Ошибка Нострадамуса | страница 23



Все это — светлое начало в нем, но и темное не менее впечатляет. Лермонтов с детства отличался страшной сосредоточенностью мысли на себе и почти непостижимой силой личного чувства. Свою несомненную гениальность он воспринял, как право, а не как обязанность, как привилегию, а не как служение. Наряду с проявлениями души чувствительной и нежной, мы видим у него резкие черты злобы — прямо-таки демонической. Страсть к разрушению развивалась в нем с детства. В ухоженном бабушкином саду в Тарханах он ломал цветы и деревья и радовался, когда ловко брошенный камень сбивал с ног бедную курицу.

Эти шалости балованного мальчика не заслуживали бы внимания, если бы мы не знали из его собственных писем, что, возмужав, он точно так же вел себя относительно человеческого существования. Особое удовольствие он испытывал, разрушая честь и репутацию знакомых женщин. С его умом и хитростью это было совсем не трудно.

В людях он сразу выделял слабости и недостатки и высмеивал их в издевательской и обидной форме. Друзей у него не было. Приятели же из ближайшего окружения называли его «ядовитой гадиной». Они и спровоцировали роковую дуэль.

С детства им владели два демона: демон кровожадности и демон жестокости. Позднее к ним присоединяется демон нечистоты. Творения его порнографической музы — юнкерские стихи и поэмы — лишены грациозной игривости, присущей произведениям Пушкина в этой области. В. С. Соловьев называл их кваканьем лягушки, прочно засевшей в затхлой болотной тине.

К чести Лермонтова, он неоднократно пытался обуздать себя, и это ему почти удавалось, но всегда вмешивался еще один демон — демон гордыни, — и все шло насмарку.

Сознавал ли он, что путь, на который толкали его эти младшие демоны, был губительным и ложным? Разумеется, сознавал. Об этом свидетельствуют многие его стихи и письма. Но тот, иной, темный Демон, с которым он к концу жизни стал полностью отождествлять себя, не позволил ему отречься от тьмы и перейти на сторону света. Поэт до конца не переставал слышать и воспроизводить верные и глубокие небесные звуки, исходившие из светлой стороны его души. Но чаще всего они заглушались бурными голосами другой, более сильной стихии с той, другой, темной стороны.

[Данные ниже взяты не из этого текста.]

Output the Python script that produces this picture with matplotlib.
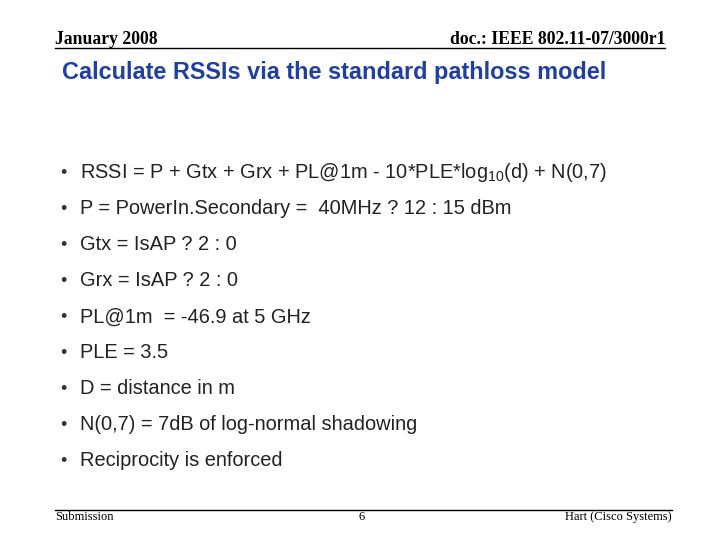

С 15 лет и до конца жизни не расставался Лермонтов со своим Демоном. Поэму о нем он писал и переписывал всю свою недолгую жизнь. И если бы не пуля Мартынова, то можно не сомневаться, что продолжил бы заниматься этим «сизифовым трудом» и дальше. Известно, что Лермонтов плакал и приходил в смятение от видений Демона. Но публика нутром чувствовала Демона и в нем самом.